A major criticism of FMCSA’s predecessor agency was that it was too closely linked with the trucking industry. According to Downey, however, that does not necessarily mean that independence from the industry is the first priority in naming an administrator. Chiefs of other modal administrations in DOT who have industry ties have been successful, he said.
“It depends on the individual, what their goals are, their background and, most important, their commitment to success,” Downey said.
In any event, while the political leadership will give a little more impetus, the career staff will be the mainstay of the administration, he said.
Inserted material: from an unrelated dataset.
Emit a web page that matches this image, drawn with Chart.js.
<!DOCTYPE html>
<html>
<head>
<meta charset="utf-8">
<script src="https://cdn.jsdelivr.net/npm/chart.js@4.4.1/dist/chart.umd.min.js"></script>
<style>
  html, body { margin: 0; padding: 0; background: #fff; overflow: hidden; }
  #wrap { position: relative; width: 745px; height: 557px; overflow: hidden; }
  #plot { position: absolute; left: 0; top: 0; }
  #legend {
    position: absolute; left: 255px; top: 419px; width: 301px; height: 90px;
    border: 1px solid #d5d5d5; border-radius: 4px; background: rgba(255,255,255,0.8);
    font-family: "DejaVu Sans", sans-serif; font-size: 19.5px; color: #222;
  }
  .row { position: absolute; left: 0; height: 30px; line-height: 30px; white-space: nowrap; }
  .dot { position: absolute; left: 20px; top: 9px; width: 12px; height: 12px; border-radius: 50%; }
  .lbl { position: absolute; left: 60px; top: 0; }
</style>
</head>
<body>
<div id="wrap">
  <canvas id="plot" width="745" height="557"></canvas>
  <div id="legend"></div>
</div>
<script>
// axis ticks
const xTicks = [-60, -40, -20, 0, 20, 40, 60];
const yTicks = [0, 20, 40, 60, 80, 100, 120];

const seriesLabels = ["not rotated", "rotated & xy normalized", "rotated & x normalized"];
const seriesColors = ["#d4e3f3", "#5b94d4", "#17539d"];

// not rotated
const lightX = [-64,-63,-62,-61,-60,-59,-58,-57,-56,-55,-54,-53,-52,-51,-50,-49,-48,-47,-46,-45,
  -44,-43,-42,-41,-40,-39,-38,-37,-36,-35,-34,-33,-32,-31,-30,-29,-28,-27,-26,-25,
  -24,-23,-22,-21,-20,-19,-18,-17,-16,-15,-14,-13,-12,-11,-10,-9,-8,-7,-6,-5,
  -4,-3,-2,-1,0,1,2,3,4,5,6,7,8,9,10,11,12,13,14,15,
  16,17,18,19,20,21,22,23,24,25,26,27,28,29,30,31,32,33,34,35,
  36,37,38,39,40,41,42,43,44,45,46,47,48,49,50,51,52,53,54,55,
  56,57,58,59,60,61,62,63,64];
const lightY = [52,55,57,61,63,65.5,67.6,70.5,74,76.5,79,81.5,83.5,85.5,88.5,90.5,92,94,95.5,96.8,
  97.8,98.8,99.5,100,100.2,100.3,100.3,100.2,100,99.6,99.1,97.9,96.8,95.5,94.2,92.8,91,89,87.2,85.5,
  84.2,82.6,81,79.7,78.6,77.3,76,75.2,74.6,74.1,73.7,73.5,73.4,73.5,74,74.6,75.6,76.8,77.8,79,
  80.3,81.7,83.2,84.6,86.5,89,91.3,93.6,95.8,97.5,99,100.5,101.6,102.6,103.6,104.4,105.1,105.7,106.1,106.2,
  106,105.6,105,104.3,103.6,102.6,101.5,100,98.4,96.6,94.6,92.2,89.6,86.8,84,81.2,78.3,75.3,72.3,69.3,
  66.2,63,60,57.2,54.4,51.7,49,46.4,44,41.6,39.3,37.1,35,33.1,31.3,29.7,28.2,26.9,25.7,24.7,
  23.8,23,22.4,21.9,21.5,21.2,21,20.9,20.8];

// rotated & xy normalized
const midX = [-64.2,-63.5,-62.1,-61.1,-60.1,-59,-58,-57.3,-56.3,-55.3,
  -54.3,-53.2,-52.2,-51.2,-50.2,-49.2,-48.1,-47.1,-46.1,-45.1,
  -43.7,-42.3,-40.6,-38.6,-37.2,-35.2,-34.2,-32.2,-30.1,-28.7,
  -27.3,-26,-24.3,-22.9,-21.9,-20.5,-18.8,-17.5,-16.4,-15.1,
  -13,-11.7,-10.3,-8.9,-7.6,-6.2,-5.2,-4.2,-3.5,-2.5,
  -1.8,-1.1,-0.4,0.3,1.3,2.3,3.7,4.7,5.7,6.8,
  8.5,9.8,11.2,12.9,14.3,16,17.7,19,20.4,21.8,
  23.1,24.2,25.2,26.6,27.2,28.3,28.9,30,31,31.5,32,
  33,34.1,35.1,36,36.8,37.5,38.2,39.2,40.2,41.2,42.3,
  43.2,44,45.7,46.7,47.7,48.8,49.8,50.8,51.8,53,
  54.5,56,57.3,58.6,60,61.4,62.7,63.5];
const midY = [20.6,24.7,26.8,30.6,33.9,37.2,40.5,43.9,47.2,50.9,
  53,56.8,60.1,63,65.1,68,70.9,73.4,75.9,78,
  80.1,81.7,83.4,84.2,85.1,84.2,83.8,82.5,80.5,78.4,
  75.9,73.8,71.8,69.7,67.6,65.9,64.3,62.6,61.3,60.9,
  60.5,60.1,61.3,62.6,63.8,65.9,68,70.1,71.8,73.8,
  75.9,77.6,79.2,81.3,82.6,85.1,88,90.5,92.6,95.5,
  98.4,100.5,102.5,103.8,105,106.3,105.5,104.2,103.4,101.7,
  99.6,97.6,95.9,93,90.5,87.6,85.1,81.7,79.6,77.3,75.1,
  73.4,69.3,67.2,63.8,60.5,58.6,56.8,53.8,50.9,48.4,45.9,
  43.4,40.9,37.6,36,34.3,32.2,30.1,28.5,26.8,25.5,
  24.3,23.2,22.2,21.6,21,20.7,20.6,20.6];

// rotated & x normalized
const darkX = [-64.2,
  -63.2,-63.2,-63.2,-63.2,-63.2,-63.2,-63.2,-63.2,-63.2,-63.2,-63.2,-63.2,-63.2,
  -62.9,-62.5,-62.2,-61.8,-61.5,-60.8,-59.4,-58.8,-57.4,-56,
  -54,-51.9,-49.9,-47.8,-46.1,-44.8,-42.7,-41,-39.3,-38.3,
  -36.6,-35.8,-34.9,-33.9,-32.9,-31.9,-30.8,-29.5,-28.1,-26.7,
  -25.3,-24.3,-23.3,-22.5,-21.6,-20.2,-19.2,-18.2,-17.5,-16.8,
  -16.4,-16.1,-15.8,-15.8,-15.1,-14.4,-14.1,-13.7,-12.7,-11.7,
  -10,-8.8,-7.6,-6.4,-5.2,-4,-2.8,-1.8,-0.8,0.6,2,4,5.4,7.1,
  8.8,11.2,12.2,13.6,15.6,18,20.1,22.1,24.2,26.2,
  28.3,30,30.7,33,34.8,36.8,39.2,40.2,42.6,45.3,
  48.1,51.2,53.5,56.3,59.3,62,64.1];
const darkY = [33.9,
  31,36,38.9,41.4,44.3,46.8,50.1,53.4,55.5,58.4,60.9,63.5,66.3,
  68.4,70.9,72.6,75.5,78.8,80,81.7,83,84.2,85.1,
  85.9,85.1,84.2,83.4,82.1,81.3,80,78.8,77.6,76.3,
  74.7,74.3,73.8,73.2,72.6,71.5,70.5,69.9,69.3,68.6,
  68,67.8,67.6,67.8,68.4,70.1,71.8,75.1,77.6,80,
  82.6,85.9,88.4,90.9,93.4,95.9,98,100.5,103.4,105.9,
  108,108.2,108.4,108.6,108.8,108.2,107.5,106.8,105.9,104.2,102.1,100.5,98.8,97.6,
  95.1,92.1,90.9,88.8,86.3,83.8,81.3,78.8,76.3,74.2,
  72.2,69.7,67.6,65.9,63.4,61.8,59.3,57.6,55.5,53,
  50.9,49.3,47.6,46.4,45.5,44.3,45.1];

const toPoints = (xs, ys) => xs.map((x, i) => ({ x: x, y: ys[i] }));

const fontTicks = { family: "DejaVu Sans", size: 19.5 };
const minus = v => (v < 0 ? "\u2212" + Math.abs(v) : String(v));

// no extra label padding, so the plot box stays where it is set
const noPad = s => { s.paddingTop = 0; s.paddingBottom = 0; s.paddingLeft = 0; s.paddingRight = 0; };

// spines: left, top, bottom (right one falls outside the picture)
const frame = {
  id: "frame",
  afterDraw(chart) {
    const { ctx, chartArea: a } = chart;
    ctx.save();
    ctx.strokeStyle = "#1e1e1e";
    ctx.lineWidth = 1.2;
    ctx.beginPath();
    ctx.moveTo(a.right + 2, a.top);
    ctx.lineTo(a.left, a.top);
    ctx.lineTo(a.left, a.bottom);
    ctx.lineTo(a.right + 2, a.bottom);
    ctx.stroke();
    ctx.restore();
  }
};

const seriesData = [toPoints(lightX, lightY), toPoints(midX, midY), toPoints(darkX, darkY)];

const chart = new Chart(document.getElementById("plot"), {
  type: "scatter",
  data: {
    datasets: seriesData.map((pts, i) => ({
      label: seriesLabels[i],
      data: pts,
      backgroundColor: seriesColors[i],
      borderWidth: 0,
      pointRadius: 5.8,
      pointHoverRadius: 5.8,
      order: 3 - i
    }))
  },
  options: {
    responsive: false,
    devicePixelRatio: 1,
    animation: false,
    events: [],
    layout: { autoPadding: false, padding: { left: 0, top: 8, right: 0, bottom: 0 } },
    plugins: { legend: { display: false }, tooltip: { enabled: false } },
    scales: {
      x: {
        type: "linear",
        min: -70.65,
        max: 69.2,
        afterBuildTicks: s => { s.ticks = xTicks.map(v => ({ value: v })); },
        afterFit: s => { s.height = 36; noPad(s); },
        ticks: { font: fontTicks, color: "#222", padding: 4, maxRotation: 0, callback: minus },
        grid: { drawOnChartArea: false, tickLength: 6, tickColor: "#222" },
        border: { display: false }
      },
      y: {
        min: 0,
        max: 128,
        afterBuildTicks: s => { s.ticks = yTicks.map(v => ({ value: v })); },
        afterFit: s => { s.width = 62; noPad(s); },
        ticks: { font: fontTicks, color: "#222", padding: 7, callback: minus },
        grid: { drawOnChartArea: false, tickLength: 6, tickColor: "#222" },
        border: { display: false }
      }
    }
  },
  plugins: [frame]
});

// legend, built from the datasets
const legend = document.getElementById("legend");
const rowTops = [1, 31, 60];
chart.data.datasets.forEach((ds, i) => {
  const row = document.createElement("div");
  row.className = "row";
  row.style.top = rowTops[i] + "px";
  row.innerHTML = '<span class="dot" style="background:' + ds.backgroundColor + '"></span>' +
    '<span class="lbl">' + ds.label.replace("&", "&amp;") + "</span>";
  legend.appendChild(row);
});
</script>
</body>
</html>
There are six other senior positions remaining to be filled at the agency, including the deputy administrator, the top lawyer and an associate administrator for the four main departments: enforcement, policy, research and technology, and administration.
Cirillo, who also is acting chief safety officer, expects to get clearance to start looking for candidates within a month. The positions, which have the highest civil service ratings, require approval from the federal Office of Personnel Management.
For the time being the agency will rely on its former parent agency, the Federal Highway Administration, for services such as administration and legal assistance. The agency’s budget for the next fiscal year, which is due in February, will contain substantial increases for the agency, Downey said.
Meanwhile, Cirillo is keeping the agency focused on safety enforcement. She said that over the past nine months the agency has doubled the number of safety compliance reviews, increased fines by 85% and reduced its case backlog from 1,200 to 130.
Her top priority is improving the commercial driver’s license program as required by the recent safety law. Also high on her list is getting more states signed on to the PRISM program, a federal-state information system that gives enforcement officials the ability deny registration to unsafe operators.
Another priority is to improve the truck driver medical certification process, possibly by meshing the current system with that used by the Federal Aviation Administration to certify airplane pilots.
The agency has other initiatives under way as well: a pilot program with Arkansas and the Truckload Carriers Assn. to attract 18-year-olds into the business as drivers; and field evaluations of technologies to prevent truck rollover, avoid collisions and focus enforcement on high-accident locations.
Last year when Congress was debating truck safety enforcement, Cirillo expressed reservations about the idea of a separate administration. Now that FMCSA exists, she is comfortable with it, she said.
“We have an enormous opportunity to achieve some great safety gains.” She said she aims to maintain close ties to other DOT administrations that are crucial to her mission – particularly FHWA and the National Highway Traffic Safety Administration.
And, in response to the persistent rumor that she will leave government soon, she said she has no immediate plans to retire.
“Since I withdrew my retirement papers (late in 1998), I have not spoken retirement to anybody,” she said. “Not to (FHWA Administrator Kenneth) Wykle, not to my family, not to my friends, not to the DOT Secretary, not to the DOT Deputy Secretary.”